The real questions are: Why did hard drive manufactures move from a (misnamed) base 2 to base 10? They were confused before but then saw the light (decades later)? Why did all OSes and utilities use base 2? Why do most still use base 2? Why can't we use base 2 now?
Making the consumer think he gets more for his money doesn't give you an advantage over your competitor (if he's doing the same thing), but it does put more money into the industry as a whole. Imagine a home ice cream machine fad. All manufacturers might rise more or less equally, but they all make more money now that people believe their lives are better enhanced by putting their money into ice cream.
I think it makes sense that this didn't become significant until disk sizes started reaching GB levels, and therefore manufacturers' choices to switch to base 10.
Except when they do. Amazon Web Services uses 2^30-byte GBs for bandwidth and EBS disk sizes. They measure EC2 ephemeral disk sizes in 10^9-byte GBs, though...
A similar question is - why do all gas stations sell gas for x.yy9? It's impossible to sell something for 9/10 of a penny but in the U.S. they all do it.
If you ask the people doing it, you'll get the answer that it serves the consumer better, it's just a coincidence that it happens to make their product look artificially better/cheaper/whatever than it is.
Ditto with flash devices; due to their addressing architecture, they are inherently binarily-capacitised(?) I have here a 16MB USB drive from when they first came out, and it stores exactly 16,777,216 bytes, or 8,388,608 512-byte sectors. Back then, flash memory was all SLC and it was reliable enough that only the few spare bytes on each page were needed for remapping/ECC and the OS's filesystem bad-block management could be used.
1.44 MB = 1.44 B * 1000 * 1024
Now I realize that they mixed 2^10 and 10^3 in the same sentence. Thanks for finally answering a question that's been in the back of my brain for 20+ years!
http://en.wikipedia.org/wiki/Gibibyte
1 gigabyte = 1000^3 (10^9) bytes.
1 gibibyte = 1024^3 (1,073,741,824) bytes.
Second, it's not specific enough -- the fact that two parallel measurement schemes are in effect is the answer to the question he asks in his title. That deserves more than an offhand, incomplete reference.
> Unlike everything else in the world of computing, RAM is addressed in hardware. When you're designing a piece of silicon, you want to have N address lines and have every combination of zeroes and ones map to a memory location — to do otherwise would make the logic far more complicated. Nothing else is addressed this way.
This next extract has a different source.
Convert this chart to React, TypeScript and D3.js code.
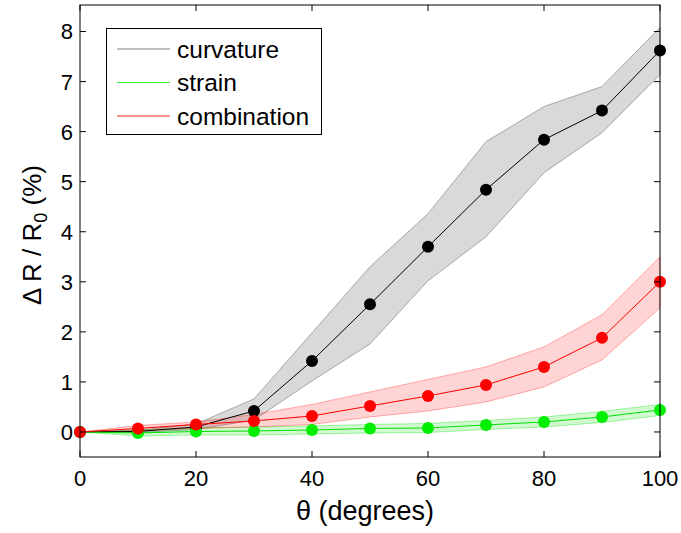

So it's ok to used 2-based kMG for RAM, but not for hard drives? But hard drives get mapped to memory, and memory gets mapped to hard drives. I have pages of memory written out to disk, and I have inodes of files cached into memory. So my hard drive will be subdivided into pieces that are 2-based, and my partitions will normally have a whole number of such pieces, right? Addressing, of whatever sort, is often more convenient if different levels of subdivisions are 2-based (because the arithmetic can be bitwise or mostly bitwise, rather than addition and subtraction everywhere).
...so the idea that hard drives might want to report their entire size in a 2-based unit isn't even remotely as far-fetched as the author claims. It's 2s all the way down.
Blaming Tarsnap or people creating hard drives or other media is like when people use some old Frontpage and blame browsers that it's not supported, while IE (used by the majority!) does.
The idea of using different words to distinguish between real and fake gigabytes is a good one, but it makes the fundamental mistake of getting the "real" one backwards. It should be gigabytes and metric gigabytes, not gibibytes and gigabytes.